Schwäbische Zeitung (Alb-Donau)
Seit 1700 Jahren ist sonntags frei
Kaiser Konstantin führte Ruhetag 321 ein – Heute sehen ihn Gewerkschaften bedroht
BERLIN - Für die meisten Menschen hierzulande ist der Sonntag immer noch ein besonderer Tag. Man kann ausschlafen, hat etwas Muße und macht am Nachmittag einen Spaziergang. Denn in christlich geprägten Gesellschaften wie der deutschen ist der Sonntag grundsätzlich arbeitsfrei. So steht es im Gesetz. Diese Sitte existiert nun seit erstaunlichen 1700 Jahren. Am 3. März 321 nach Christi Geburt nämlich erließ der römische Kaiser Konstantin sein Edikt, mit dem er den Sonntag als Ruhetag einführte.
Doch heutzutage betrachten Gewerkschaften und kirchliche Organisationen den Ruhetag als bedroht. Ein Netzwerk vielfältiger Akteure aus Kirchen und Gewerkschaften, Familienverbänden, Nichtregierungsorganisationen und anderen gesellschaftlichen Bereichen hat die „Allianz für den freien Sonntag“gegründet. Diese wehrt sich dagegen, dass Unternehmen ihre Beschäftigten auch am siebten Tag zur Arbeit verpflichten. „Der Sonntag gehört nicht der Wirtschaft, sondern der Familie, dem Glauben, der Kultur, dem Sport, der Geselligkeit und der Erholung“, erklärt die Allianz.

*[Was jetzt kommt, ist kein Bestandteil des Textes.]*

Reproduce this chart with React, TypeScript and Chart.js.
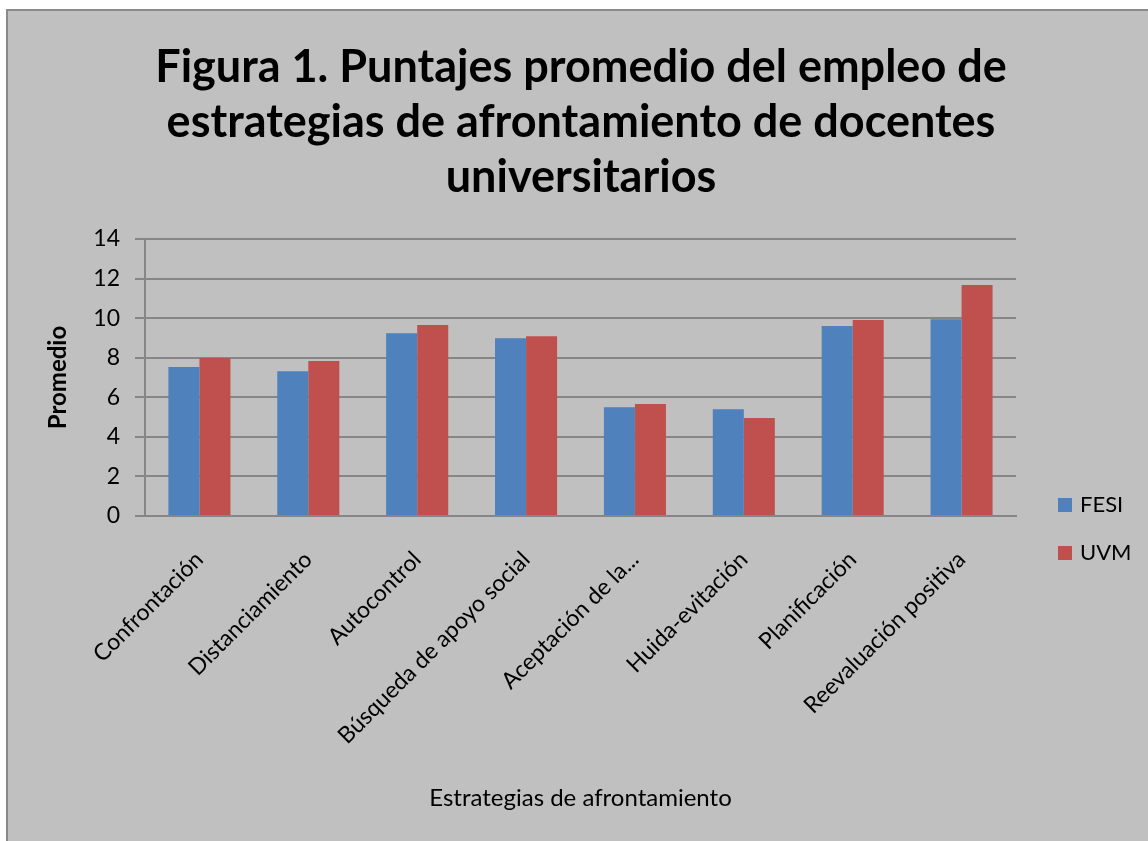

In Konstantins Edikt hieß es: „Alle Richter, alle Bewohner der Städte und die Gewerbetreibenden sollen am verehrungswürdigen Tag der Sonne ruhen.“Wobei die Regelung schon im Jahr 321 Ausnahmen enthielt. So sollten die Bauern trotzdem auf die Äcker und Felder gehen dürfen, weil sie ja gutes Wetter ausnutzen mussten.

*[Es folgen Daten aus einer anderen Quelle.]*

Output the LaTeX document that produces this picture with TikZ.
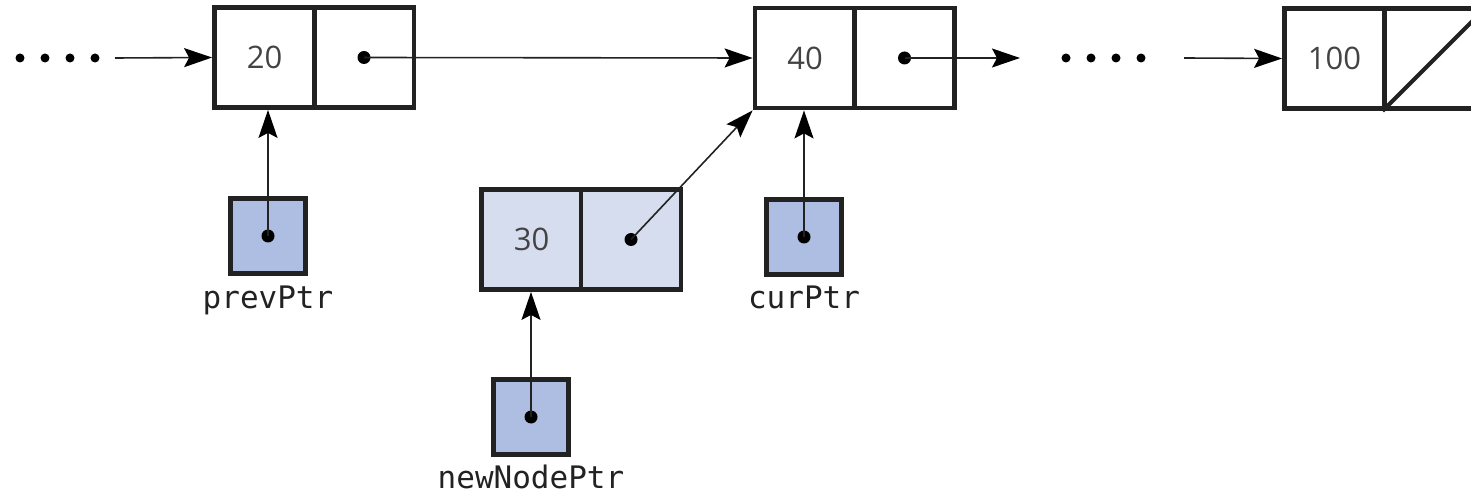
\documentclass[tikz,border=0pt]{standalone}
\usepackage{fontspec}
\setmainfont{Open Sans}
\newfontfamily\labelfont{DejaVu Sans Mono}
\usetikzlibrary{arrows.meta}
\definecolor{ptrfill}{HTML}{AEBDE2}
\definecolor{newfill}{HTML}{D5DDEE}
\definecolor{ink}{HTML}{222222}
\begin{document}
\begin{tikzpicture}[x=0.5pt,y=-0.5pt,
  cell/.style={draw=ink, line width=2.4pt, minimum width=50pt, minimum height=50pt,
    inner sep=0pt, font=\fontsize{15.5}{18}\selectfont, text=ink!85},
  newcell/.style={cell, fill=newfill},
  ptrbox/.style={draw=ink, line width=2.5pt, fill=ptrfill, minimum size=37.5pt, inner sep=0pt},
  lbl/.style={font=\labelfont\fontsize{15.5}{18}\selectfont, text=ink, inner sep=0pt, anchor=base},
  link/.style={line width=0.8pt, draw=ink,
    -{Stealth[length=14pt,width=9.5pt,inset=2.5pt,color=black]}},
  ptrdot/.style={circle, fill=black, inner sep=0pt, minimum size=6.5pt},
  elldot/.style={circle, fill=black, inner sep=0pt, minimum size=4.5pt}]

\clip (0,0) rectangle (1471,496);

% list nodes
\node[cell] (v20) at (264.5,57.5) {20};
\node[cell] (p20) at (364,57.5) {};
\node[cell] (v40) at (805,58) {40};
\node[cell] (p40) at (904.5,58) {};
\node[cell] (v100) at (1334.5,58.5) {100};
\node[cell] (p100) at (1435,58.5) {};
\draw[ink, line width=2pt] (p100.south west) -- (p100.north east);

% new node
\node[newcell] (v30) at (531.5,239.5) {30};
\node[newcell] (p30) at (631,239.5) {};

% pointer variables
\node[ptrbox] (prev) at (268,236) {};
\node[ptrbox] (cur) at (804,237) {};
\node[ptrbox] (newp) at (531,417) {};
\node[lbl] (prevlbl) at (268,309) {prevPtr};
\node[lbl] (curlbl) at (804,309) {curPtr};
\node[lbl] (newlbl) at (531,488) {newNodePtr};

% dots inside pointer fields
\node[ptrdot] (d20) at (p20.center) {};
\node[ptrdot] (d40) at (p40.center) {};
\node[ptrdot] (d30) at (p30.center) {};
\node[ptrdot] (dprev) at (prev.center) {};
\node[ptrdot] (dcur) at (cur.center) {};
\node[ptrdot] (dnew) at (newp.center) {};

% ellipses
\foreach \x [count=\i] in {20,45,70,95} \node[elldot] (ea\i) at (\x,58) {};
\foreach \x [count=\i] in {1066,1091,1116,1141} \node[elldot] (eb\i) at (\x,58) {};
\coordinate (inA) at (115,58);
\coordinate (inB) at (1184,58);
\coordinate (out40) at (1020,58);

% links
\draw[link] (inA) -- (v20.west);
\draw[link] (d20.center) -- (v40.west);
\draw[link] (d40.center) -- (out40);
\draw[link] (inB) -- (v100.west);
\draw[link] (d30.center) -- (v40.south west);
\draw[link] (dprev.center) -- (dprev.center |- v20.south);
\draw[link] (dcur.center) -- (dcur.center |- v40.south);
\draw[link] (dnew.center) -- (dnew.center |- v30.south);
\end{tikzpicture}
\end{document}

Auch das heute geltende Arbeitszeitgesetz legt zwar fest: „Arbeitnehmer dürfen an Sonn- und gesetzlichen Feiertagen von 0 bis 24 Uhr nicht beschäftigt werden.“Dann folgt jedoch eine lange Liste von Ausnahmen. Sie umfasst notwendige Tätigkeiten bei der Polizei, der Feuerwehr und in Krankenhäusern. Hinzu kommen unter anderem aber auch die Freizeit- und Kulturbranchen, nicht zuletzt die Gastronomie. Gerade Bars, Restaurants und Biergärten sind für die meisten Leute ja Orte des Sonntagsvergnügens. Für die dort Beschäftigten jedoch bedeutet das harte Arbeit.
Und die Ausnahmen sind hart umkämpft. Immer wieder wollen beispielsweise Einzelhandelsgeschäfte auch sonntags öffnen, unterstützt von Unternehmerverbänden. Als Begründung führen sie gerne Stadtfeste und Jahrmärkte an. Organisationen wie die Katholische Arbeitnehmerbewegung (KAB) und die Gewerkschaft Verdi wehren sich dagegen – im Interesse der von ihnen vertretenen Familien und Arbeitnehmer.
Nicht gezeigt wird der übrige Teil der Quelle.